Your goal: Reproduce the listing word for word, leaving every picture behind.

******

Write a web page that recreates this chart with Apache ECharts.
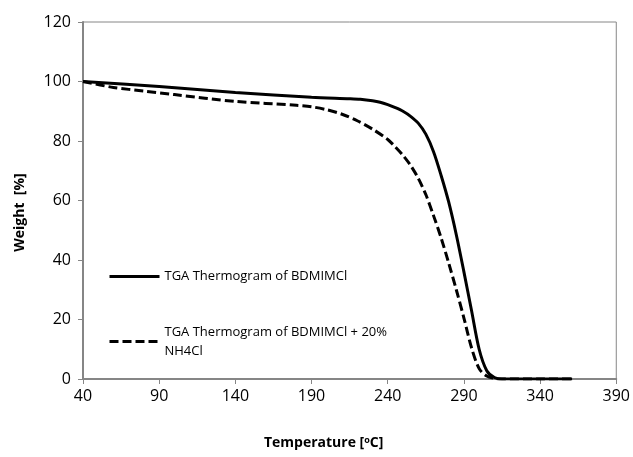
<!DOCTYPE html>
<html lang="en">
<head>
    <meta charset="UTF-8">
    <title>TGA Thermogram</title>
    <script src="https://cdn.jsdelivr.net/npm/echarts@6/dist/echarts.min.js"></script>
    <style>
        html, body { margin: 0; padding: 0; background: #fff; }
        #container { width: 633px; height: 457px; }
    </style>
</head>
<body>
<div id="container"></div>
<script>
    // 纯 BDMIMCl
    var pureTemp   = [40, 90, 140, 190, 215, 222, 230, 235, 240, 245, 250, 255, 260, 265, 270, 275, 280, 285, 290, 295, 300, 305, 310, 315, 330, 361];
    var pureWeight = [100, 98.3, 96.3, 94.7, 94.2, 94.0, 93.5, 93.0, 92.2, 91.2, 90.0, 88.3, 86.0, 82.3, 76.5, 68.5, 59.5, 48.5, 36, 23, 10, 2.8, 0.5, 0, 0, 0];
    // BDMIMCl + 20% NH4Cl
    var mixTemp   = [40, 60, 80, 100, 140, 180, 190, 200, 210, 220, 230, 240, 245, 250, 255, 260, 265, 270, 275, 280, 285, 290, 295, 300, 305, 310, 315, 340, 361];
    var mixWeight = [100, 98, 96.8, 95.6, 93.3, 92, 91.5, 90.5, 89, 86.8, 84, 80.5, 78, 75.2, 71.8, 67.5, 62, 55, 47.5, 39, 30, 20.5, 10.5, 3.5, 1, 0.2, 0, 0, 0];

    var xTicks = [40, 90, 140, 190, 240, 290, 340, 390];
    var yTicks = [0, 20, 40, 60, 80, 100, 120];

    var names = ['TGA Thermogram of BDMIMCl', 'TGA Thermogram of BDMIMCl + 20% NH4Cl'];

    function zip(a, b) {
        var out = [];
        for (var i = 0; i < a.length; i++) out.push([a[i], b[i]]);
        return out;
    }

    var axisColor = '#868686';
    var myChart = echarts.init(document.getElementById('container'));

    var legendBase = {
        left: 108, padding: 0,
        itemWidth: 50, itemHeight: 16, itemGap: 0,
        itemStyle: { opacity: 0 },
        lineStyle: { width: 3 }
    };

    var option = {
        animation: false,
        textStyle: { fontFamily: 'Open Sans' },
        grid: {
            left: 83, top: 22, right: 16, bottom: 78,
            show: true, borderColor: axisColor, borderWidth: 1
        },
        legend: [
            Object.assign({}, legendBase, {
                data: [names[0]],
                top: 270,
                textStyle: { fontSize: 13, color: '#000', fontFamily: 'Open Sans' }
            }),
            Object.assign({}, legendBase, {
                data: [names[1]],
                top: 313,
                formatter: function () { return 'TGA Thermogram of BDMIMCl + 20%\nNH4Cl'; },
                textStyle: { fontSize: 13, color: '#000', fontFamily: 'Open Sans', lineHeight: 19, padding: [19, 0, 0, 0] }
            })
        ],
        xAxis: {
            type: 'value',
            min: xTicks[0], max: xTicks[xTicks.length - 1], interval: 50,
            name: 'Temperature [{sup|o}C]',
            nameLocation: 'middle', nameGap: 57,
            nameTextStyle: {
                fontSize: 14, fontWeight: 'bold', color: '#000', padding: [0, 52, 0, 0],
                rich: { sup: { fontSize: 9, fontWeight: 'bold', verticalAlign: 'top', padding: [0, 0, 6, 0] } }
            },
            axisLine: { lineStyle: { color: axisColor, width: 2 } },
            axisTick: { show: true, length: 5, lineStyle: { color: axisColor, width: 1 } },
            axisLabel: { fontSize: 16, color: '#000', margin: 9 },
            splitLine: { show: false }
        },
        yAxis: {
            type: 'value',
            min: yTicks[0], max: yTicks[yTicks.length - 1], interval: 20,
            name: 'Weight  [%]',
            nameLocation: 'middle', nameGap: 56, nameRotate: 90,
            nameTextStyle: { fontSize: 14, fontWeight: 'bold', color: '#000', padding: [0, 24, 0, 0] },
            axisLine: { show: true, lineStyle: { color: axisColor, width: 2 } },
            axisTick: { show: true, length: 5, lineStyle: { color: axisColor, width: 1 } },
            axisLabel: { fontSize: 16, color: '#000', margin: 12 },
            splitLine: { show: false }
        },
        series: [
            {
                name: names[0],
                type: 'line',
                data: zip(pureTemp, pureWeight),
                smooth: 0.3,
                symbol: 'none',
                itemStyle: { color: '#000' },
                lineStyle: { color: '#000', width: 3, type: 'solid' }
            },
            {
                name: names[1],
                type: 'line',
                data: zip(mixTemp, mixWeight),
                smooth: 0.3,
                symbol: 'none',
                itemStyle: { color: '#000' },
                lineStyle: { color: '#000', width: 3, type: [9, 4] }
            }
        ]
    };

    myChart.setOption(option);
</script>
</body>
</html>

******

Result below:
Write a web page that recreates this chart with Apache ECharts.
<!DOCTYPE html>
<html lang="en">
<head>
    <meta charset="UTF-8">
    <title>TGA Thermogram</title>
    <script src="https://cdn.jsdelivr.net/npm/echarts@6/dist/echarts.min.js"></script>
    <style>
        html, body { margin: 0; padding: 0; background: #fff; }
        #container { width: 633px; height: 457px; }
    </style>
</head>
<body>
<div id="container"></div>
<script>
    // 纯 BDMIMCl
    var pureTemp   = [40, 90, 140, 190, 215, 222, 230, 235, 240, 245, 250, 255, 260, 265, 270, 275, 280, 285, 290, 295, 300, 305, 310, 315, 330, 361];
    var pureWeight = [100, 98.3, 96.3, 94.7, 94.2, 94.0, 93.5, 93.0, 92.2, 91.2, 90.0, 88.3, 86.0, 82.3, 76.5, 68.5, 59.5, 48.5, 36, 23, 10, 2.8, 0.5, 0, 0, 0];
    // BDMIMCl + 20% NH4Cl
    var mixTemp   = [40, 60, 80, 100, 140, 180, 190, 200, 210, 220, 230, 240, 245, 250, 255, 260, 265, 270, 275, 280, 285, 290, 295, 300, 305, 310, 315, 340, 361];
    var mixWeight = [100, 98, 96.8, 95.6, 93.3, 92, 91.5, 90.5, 89, 86.8, 84, 80.5, 78, 75.2, 71.8, 67.5, 62, 55, 47.5, 39, 30, 20.5, 10.5, 3.5, 1, 0.2, 0, 0, 0];

    var xTicks = [40, 90, 140, 190, 240, 290, 340, 390];
    var yTicks = [0, 20, 40, 60, 80, 100, 120];

    var names = ['TGA Thermogram of BDMIMCl', 'TGA Thermogram of BDMIMCl + 20% NH4Cl'];

    function zip(a, b) {
        var out = [];
        for (var i = 0; i < a.length; i++) out.push([a[i], b[i]]);
        return out;
    }

    var axisColor = '#868686';
    var myChart = echarts.init(document.getElementById('container'));

    var legendBase = {
        left: 108, padding: 0,
        itemWidth: 50, itemHeight: 16, itemGap: 0,
        itemStyle: { opacity: 0 },
        lineStyle: { width: 3 }
    };

    var option = {
        animation: false,
        textStyle: { fontFamily: 'Open Sans' },
        grid: {
            left: 83, top: 22, right: 16, bottom: 78,
            show: true, borderColor: axisColor, borderWidth: 1
        },
        legend: [
            Object.assign({}, legendBase, {
                data: [names[0]],
                top: 270,
                textStyle: { fontSize: 13, color: '#000', fontFamily: 'Open Sans' }
            }),
            Object.assign({}, legendBase, {
                data: [names[1]],
                top: 313,
                formatter: function () { return 'TGA Thermogram of BDMIMCl + 20%\nNH4Cl'; },
                textStyle: { fontSize: 13, color: '#000', fontFamily: 'Open Sans', lineHeight: 19, padding: [19, 0, 0, 0] }
            })
        ],
        xAxis: {
            type: 'value',
            min: xTicks[0], max: xTicks[xTicks.length - 1], interval: 50,
            name: 'Temperature [{sup|o}C]',
            nameLocation: 'middle', nameGap: 57,
            nameTextStyle: {
                fontSize: 14, fontWeight: 'bold', color: '#000', padding: [0, 52, 0, 0],
                rich: { sup: { fontSize: 9, fontWeight: 'bold', verticalAlign: 'top', padding: [0, 0, 6, 0] } }
            },
            axisLine: { lineStyle: { color: axisColor, width: 2 } },
            axisTick: { show: true, length: 5, lineStyle: { color: axisColor, width: 1 } },
            axisLabel: { fontSize: 16, color: '#000', margin: 9 },
            splitLine: { show: false }
        },
        yAxis: {
            type: 'value',
            min: yTicks[0], max: yTicks[yTicks.length - 1], interval: 20,
            name: 'Weight  [%]',
            nameLocation: 'middle', nameGap: 56, nameRotate: 90,
            nameTextStyle: { fontSize: 14, fontWeight: 'bold', color: '#000', padding: [0, 24, 0, 0] },
            axisLine: { show: true, lineStyle: { color: axisColor, width: 2 } },
            axisTick: { show: true, length: 5, lineStyle: { color: axisColor, width: 1 } },
            axisLabel: { fontSize: 16, color: '#000', margin: 12 },
            splitLine: { show: false }
        },
        series: [
            {
                name: names[0],
                type: 'line',
                data: zip(pureTemp, pureWeight),
                smooth: 0.3,
                symbol: 'none',
                itemStyle: { color: '#000' },
                lineStyle: { color: '#000', width: 3, type: 'solid' }
            },
            {
                name: names[1],
                type: 'line',
                data: zip(mixTemp, mixWeight),
                smooth: 0.3,
                symbol: 'none',
                itemStyle: { color: '#000' },
                lineStyle: { color: '#000', width: 3, type: [9, 4] }
            }
        ]
    };

    myChart.setOption(option);
</script>
</body>
</html>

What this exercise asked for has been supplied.